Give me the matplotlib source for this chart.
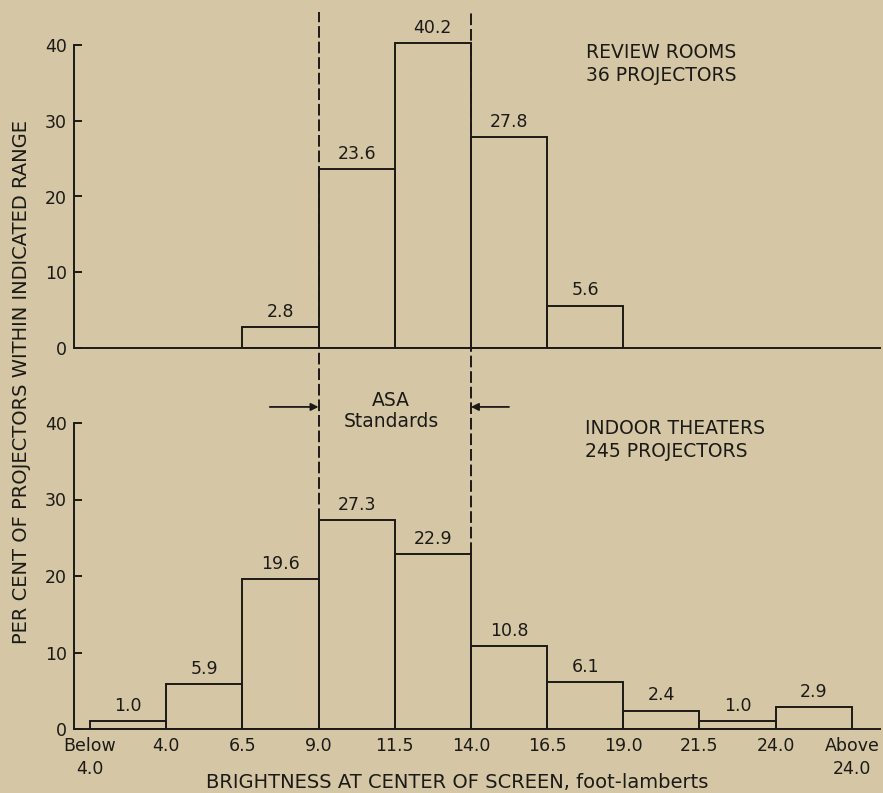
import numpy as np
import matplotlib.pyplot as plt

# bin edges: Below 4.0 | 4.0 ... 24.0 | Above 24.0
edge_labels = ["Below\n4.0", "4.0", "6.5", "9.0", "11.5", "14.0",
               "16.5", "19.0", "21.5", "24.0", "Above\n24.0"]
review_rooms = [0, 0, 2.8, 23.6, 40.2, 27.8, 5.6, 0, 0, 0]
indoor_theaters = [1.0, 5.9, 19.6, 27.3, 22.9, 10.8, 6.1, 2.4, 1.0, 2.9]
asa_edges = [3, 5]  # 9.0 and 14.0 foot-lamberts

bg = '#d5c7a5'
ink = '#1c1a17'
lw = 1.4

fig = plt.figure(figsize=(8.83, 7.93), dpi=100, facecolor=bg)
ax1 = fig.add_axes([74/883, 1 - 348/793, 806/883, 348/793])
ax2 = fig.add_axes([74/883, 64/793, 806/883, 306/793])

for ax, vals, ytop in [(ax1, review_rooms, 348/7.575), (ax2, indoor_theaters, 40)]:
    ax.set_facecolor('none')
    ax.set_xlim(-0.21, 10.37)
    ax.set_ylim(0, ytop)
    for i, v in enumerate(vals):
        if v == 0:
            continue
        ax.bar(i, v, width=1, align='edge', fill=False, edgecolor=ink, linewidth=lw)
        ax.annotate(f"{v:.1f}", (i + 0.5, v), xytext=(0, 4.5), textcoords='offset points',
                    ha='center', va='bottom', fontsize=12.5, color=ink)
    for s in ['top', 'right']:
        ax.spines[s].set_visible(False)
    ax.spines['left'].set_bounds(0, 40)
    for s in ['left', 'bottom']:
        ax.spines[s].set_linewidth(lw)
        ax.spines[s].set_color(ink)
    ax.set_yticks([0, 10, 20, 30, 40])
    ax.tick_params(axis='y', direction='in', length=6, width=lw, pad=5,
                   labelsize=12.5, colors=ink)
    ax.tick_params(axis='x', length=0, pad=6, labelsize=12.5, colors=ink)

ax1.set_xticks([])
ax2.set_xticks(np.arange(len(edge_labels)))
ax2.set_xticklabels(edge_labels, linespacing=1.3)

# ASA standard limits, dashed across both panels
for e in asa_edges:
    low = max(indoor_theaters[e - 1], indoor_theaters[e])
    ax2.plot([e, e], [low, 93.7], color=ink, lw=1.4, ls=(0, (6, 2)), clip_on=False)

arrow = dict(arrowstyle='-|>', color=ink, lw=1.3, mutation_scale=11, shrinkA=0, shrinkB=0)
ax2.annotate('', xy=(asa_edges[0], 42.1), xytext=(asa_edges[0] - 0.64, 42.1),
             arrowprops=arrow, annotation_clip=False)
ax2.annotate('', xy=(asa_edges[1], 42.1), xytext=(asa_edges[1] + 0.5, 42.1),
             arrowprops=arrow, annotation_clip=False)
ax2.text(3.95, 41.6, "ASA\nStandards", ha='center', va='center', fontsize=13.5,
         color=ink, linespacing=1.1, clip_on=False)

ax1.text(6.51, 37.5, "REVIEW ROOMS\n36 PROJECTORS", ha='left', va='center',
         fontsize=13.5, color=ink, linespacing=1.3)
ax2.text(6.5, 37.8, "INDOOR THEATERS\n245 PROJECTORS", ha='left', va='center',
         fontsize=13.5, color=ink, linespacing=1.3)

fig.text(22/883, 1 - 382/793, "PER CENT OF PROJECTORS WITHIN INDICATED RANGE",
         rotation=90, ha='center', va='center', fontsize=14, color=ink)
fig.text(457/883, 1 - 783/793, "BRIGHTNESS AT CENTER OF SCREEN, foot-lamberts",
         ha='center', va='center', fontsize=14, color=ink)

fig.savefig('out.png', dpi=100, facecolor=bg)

────

**WHAT THE TASK REQUIRES**
Repeat only what lies between the start of the data and the end of the line containing "ax2 = fig.add_axes([74/883, 64/793, 806/883, 306/793])", exactly, with pictures left out.

**ANSWER TO THE PROBLEM**
Give me the matplotlib source for this chart.
import numpy as np
import matplotlib.pyplot as plt

# bin edges: Below 4.0 | 4.0 ... 24.0 | Above 24.0
edge_labels = ["Below\n4.0", "4.0", "6.5", "9.0", "11.5", "14.0",
               "16.5", "19.0", "21.5", "24.0", "Above\n24.0"]
review_rooms = [0, 0, 2.8, 23.6, 40.2, 27.8, 5.6, 0, 0, 0]
indoor_theaters = [1.0, 5.9, 19.6, 27.3, 22.9, 10.8, 6.1, 2.4, 1.0, 2.9]
asa_edges = [3, 5]  # 9.0 and 14.0 foot-lamberts

bg = '#d5c7a5'
ink = '#1c1a17'
lw = 1.4

fig = plt.figure(figsize=(8.83, 7.93), dpi=100, facecolor=bg)
ax1 = fig.add_axes([74/883, 1 - 348/793, 806/883, 348/793])
ax2 = fig.add_axes([74/883, 64/793, 806/883, 306/793])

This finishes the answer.